Another result is the Republican embrace of a raft of conspiracy theories that are total gibberish to anybody outside the conservative movement’s media bubble. During his presidential campaign, for example, Mitt Romney touted conspiracy theories about Benghazi, Solyndra, and the fictional closure of Jeep plants. Senator John McCain has played into paranoia about ACORN and voter fraud. Senator Chuck Grassley, once thought to be a health care moderate, elevated fictional Obamacare death panels from the obscurity of Sarah Palin’s Facebook page into the issue debate.

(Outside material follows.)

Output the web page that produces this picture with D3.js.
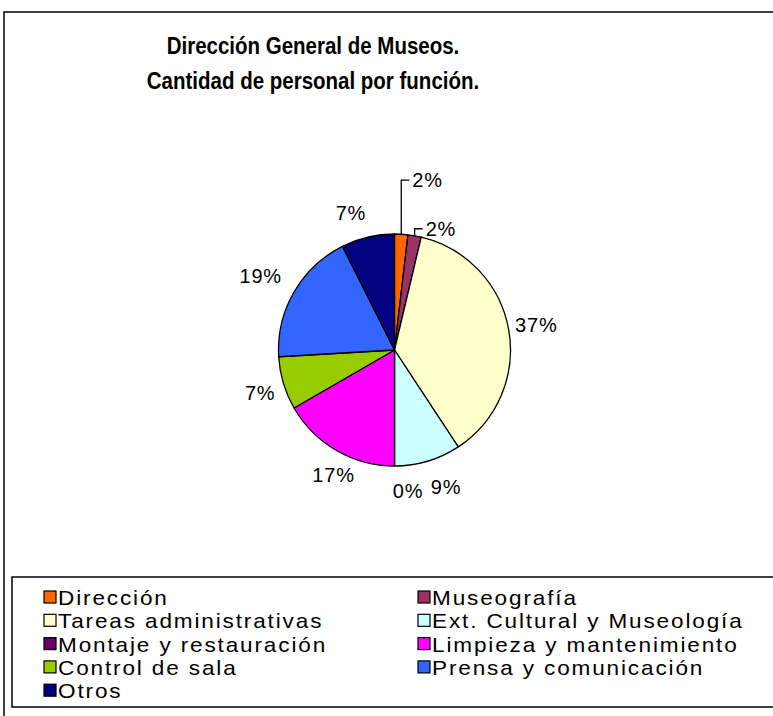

In short, Republicans have brought extremism into the mainstream. Nothing is too conservative for the Republican base. Indeed, nothing is conservative enough: the same Pew polls indicating Democratic openness to compromise showed that almost half of Republicans preferred their leaders to “stand by their principles” rather than compromise.

Karl Rove and other establishment Republicans are scrambling to change this dynamic. They want to stop the base from choosing un-electable ultra-conservative candidates in key congressional races in the future, as they have in Nevada, Delaware, Indiana, and Missouri in the past four years. This effort has encountered fierce hostility on the right. Conservatives like Mark Levin, Tony Perkins, and Phyllis Schlafly sent an open letter to Rove charging him with waging “a war with conservatives and the Tea Party.”

If repeated electoral defeats and establishment moderation efforts have not forced Republicans to the middle, it is not clear what will. An important first step would be for the media to stop pretending that both sides are to blame for what Mann and Ornstein call “the politics of extremism.” Republicans cannot be allowed to keep getting away with zealotry, unthinking obstruction, and conspiracy theory just because the media is committed to false neutrality. Another possibility is that at least a handful of Republicans may choose to work with Democrats in an unofficial coalition in the House, as occurred during the fiscal cliff and the Violence Against Women Act debates, in order to achieve some of their goals. Whatever it is, something must change their calculations. The American people deserve better than this.